As just the most recent and discomfiting example, see Brad Rodu’s post from yesterday below about the cancellation (3 times!) of a CME program about nicotine.
https://rodutobaccotruth.blogspot.com/2025/02/termination-of-tobacco-harm-reduction.html?fbclid=IwY2xjawIh1ZFleHRuA2FlbQIxMAABHUeWGEZFlkvcpHsVQjSKaBoEUcIHnDJ_zxXUVQYyHXK3B8L3pjxmvfJxiw_aem_lv4BZm3pQ4SrUCpclLARuQ
Joe
Disclosure: My employer, Pinney Associates, Inc., provides consulting to Juul Labs on nicotine vapor for tobacco harm reduction & Philip Morris Intl solely on US regulatory pathways for non-combustible, non-tobacco, nicotine products.
February 19, 2025 at 8:30 am, David Brown said:
Science is about establishing certainty in terms of explaining how the real World works. For many years, epidemiologists have controlled the diet/disease narrative. “Lands and other biochemists decry what they see as a complete dismissal of the biochemistry of essential fatty acids in making dietary recommendations. But to that critique, Harris says public health policy should be dictated by clinical trial data. “You don’t do it by looking at biochemical pathways,” he says. “You look at randomized controlled trials and population cohort studies where disease endpoints are being measured. That’s what you care about.” https://www.asbmb.org/asbmb-today/science/110212/an-essential-debate
So, for upwards of 60 years public health dietary advice has been shaped by American Heart Association dogma which mischaracterizes saturated fats. https://pubmed.ncbi.nlm.nih.gov/36477384/
February 19, 2025 at 9:19 am, Ted said:
No, David, science is not about certainty.
https://newrepublic.com/article/118655/theoretical-phyisicist-explains-why-science-not-about-certainty
Rather, science is all about finding the most reliable way of thinking at the present level of knowledge.
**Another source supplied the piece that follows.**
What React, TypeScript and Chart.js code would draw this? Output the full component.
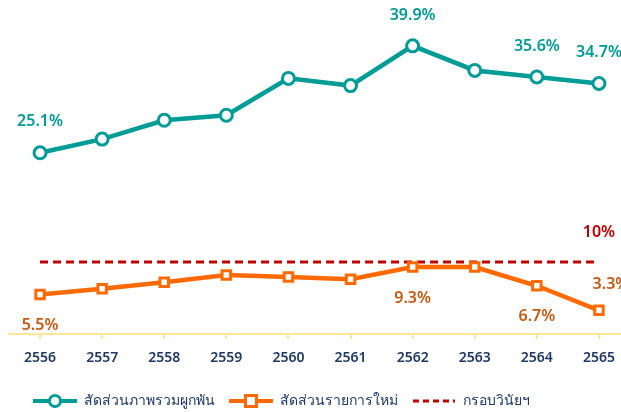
import React, { useEffect, useRef } from "react";
import { Chart, registerables } from "chart.js";

Chart.register(...registerables);

const categories = ["2556", "2557", "2558", "2559", "2560", "2561", "2562", "2563", "2564", "2565"];
const overallShare = [25.1, 27.0, 29.6, 30.3, 35.4, 34.4, 39.9, 36.5, 35.6, 34.7];
const newItemShare = [5.5, 6.3, 7.2, 8.2, 7.9, 7.6, 9.3, 9.3, 6.7, 3.3];
const frameworkLimit = [10, 10, 10, 10, 10, 10, 10, 10, 10, 10];
const seriesNames = ["สัดส่วนภาพรวมผูกพัน", "สัดส่วนรายการใหม่", "กรอบวินัยฯ"];

const TEAL = "#009C95";
const ORANGE = "#FF6A00";
const RED = "#C00000";
const NAVY = "#1F3864";
const FONT = "'Noto Sans', 'Open Sans', sans-serif";

function legendIcon(kind: "circle" | "square" | "dash"): HTMLCanvasElement {
  const c = document.createElement("canvas");
  c.width = 44;
  c.height = 16;
  const g = c.getContext("2d")!;
  const cy = 8;
  if (kind === "dash") {
    g.strokeStyle = RED;
    g.lineWidth = 3;
    g.setLineDash([6, 4]);
    g.beginPath();
    g.moveTo(1, cy);
    g.lineTo(43, cy);
    g.stroke();
    return c;
  }
  const col = kind === "circle" ? TEAL : ORANGE;
  g.strokeStyle = col;
  g.lineWidth = 4;
  g.beginPath();
  g.moveTo(0, cy);
  g.lineTo(44, cy);
  g.stroke();
  g.fillStyle = "#fff";
  g.lineWidth = 3;
  if (kind === "circle") {
    g.beginPath();
    g.arc(22, cy, 5.5, 0, Math.PI * 2);
    g.fill();
    g.stroke();
  } else {
    g.fillRect(16.5, cy - 5.5, 11, 11);
    g.strokeRect(16.5, cy - 5.5, 11, 11);
  }
  return c;
}

type LabelSpec = { ds: number; i: number; dx: number; dy: number; color: string };

const labelSpecs: LabelSpec[] = [
  { ds: 0, i: 0, dx: 0, dy: -31, color: TEAL },
  { ds: 0, i: 6, dx: 0, dy: -30, color: TEAL },
  { ds: 0, i: 8, dx: 0, dy: -30, color: TEAL },
  { ds: 0, i: 9, dx: 0, dy: -31, color: TEAL },
  { ds: 1, i: 0, dx: 0, dy: 31, color: "#C55A11" },
  { ds: 1, i: 6, dx: 0, dy: 31, color: "#C55A11" },
  { ds: 1, i: 8, dx: 0, dy: 31, color: "#C55A11" },
  { ds: 1, i: 9, dx: 12, dy: -26, color: "#C55A11" },
  { ds: 2, i: 9, dx: 0, dy: -29, color: RED },
];

const valueLabels = {
  id: "valueLabels",
  afterDatasetsDraw(chart: any) {
    const ctx = chart.ctx;
    ctx.save();
    ctx.font = `600 16px ${FONT}`;
    ctx.textAlign = "center";
    ctx.textBaseline = "middle";
    for (const s of labelSpecs) {
      const el = chart.getDatasetMeta(s.ds).data[s.i];
      const v = chart.data.datasets[s.ds].data[s.i];
      ctx.fillStyle = s.color;
      ctx.fillText(`${v}%`, el.x + s.dx, el.y + s.dy);
    }
    ctx.restore();
  },
};

const legendShift = {
  id: "legendShift",
  afterLayout(chart: any) {
    if (chart.legend) chart.legend.left += 13;
  },
};

export default function App() {
  const ref = useRef<HTMLCanvasElement>(null);
  useEffect(() => {
    const icons = [legendIcon("circle"), legendIcon("square"), legendIcon("dash")];
    const chart = new Chart(ref.current!, {
      type: "line",
      data: {
        labels: categories,
        datasets: [
          {
            label: seriesNames[0],
            data: overallShare,
            borderColor: TEAL,
            borderWidth: 4.5,
            pointRadius: 6,
            pointBorderWidth: 3,
            pointBackgroundColor: "#fff",
            pointBorderColor: TEAL,
            pointStyle: "circle",
          },
          {
            label: seriesNames[1],
            data: newItemShare,
            borderColor: ORANGE,
            borderWidth: 4.5,
            pointRadius: 6,
            pointBorderWidth: 3,
            pointBackgroundColor: "#fff",
            pointBorderColor: ORANGE,
            pointStyle: "rect",
          },
          {
            label: seriesNames[2],
            data: frameworkLimit,
            borderColor: RED,
            borderWidth: 3,
            borderDash: [8, 5],
            pointRadius: 0,
          },
        ],
      },
      options: {
        responsive: false,
        animation: false,
        layout: { padding: { left: 6, right: 10, top: 7, bottom: -6 } },
        scales: {
          x: {
            offset: true,
            grid: { drawOnChartArea: false, drawTicks: true, tickLength: 5, color: "#FFE699", lineWidth: 2 },
            border: { color: "#FFE699", width: 2 },
            ticks: { color: NAVY, font: { family: FONT, size: 14, weight: 600 }, padding: 10 },
            afterFit(scale: any) {
              scale.height += 4;
            },
          },
          y: { display: false, min: 0, max: 45 },
        },
        plugins: {
          legend: {
            position: "bottom",
            align: "start",
            labels: {
              usePointStyle: true,
              pointStyleWidth: 44,
              boxHeight: 14,
              padding: 14,
              color: NAVY,
              font: { family: FONT, size: 14 },
              generateLabels(chart: any) {
                return chart.data.datasets.map((d: any, i: number) => ({
                  text: d.label,
                  pointStyle: icons[i],
                  datasetIndex: i,
                  fontColor: NAVY,
                  hidden: false,
                  lineWidth: 0,
                }));
              },
            },
          },
          tooltip: { enabled: false },
        },
      },
      plugins: [valueLabels, legendShift],
    });
    return () => chart.destroy();
  }, []);
  return (
    <div style={{ position: "fixed", left: 0, top: 0, width: 621, height: 412, overflow: "hidden", background: "#fff" }}>
      <canvas ref={ref} width={640} height={412} style={{ width: 640, height: 412, display: "block" }} />
    </div>
  );
}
As knowledge keeps growing, scientific thinking evolves on any given subject.
February 19, 2025 at 7:33 pm, Christine Rosenbloom said:
This is so distressing. We are in Indonesia where the country motto is “unity in diversity.”
February 20, 2025 at 7:52 am, Michael Jones said:
Unfortunately, folks on both sides continue talking past each. Perfectly benign words, such as diversity and inclusion and equity, have been high-jacked and politicized such that they no longer have the same meaning. We can no longer just assume the meaning being placed upon it by the use of the words themselves; in some cases it’s quite literally come to mean it’s opposite.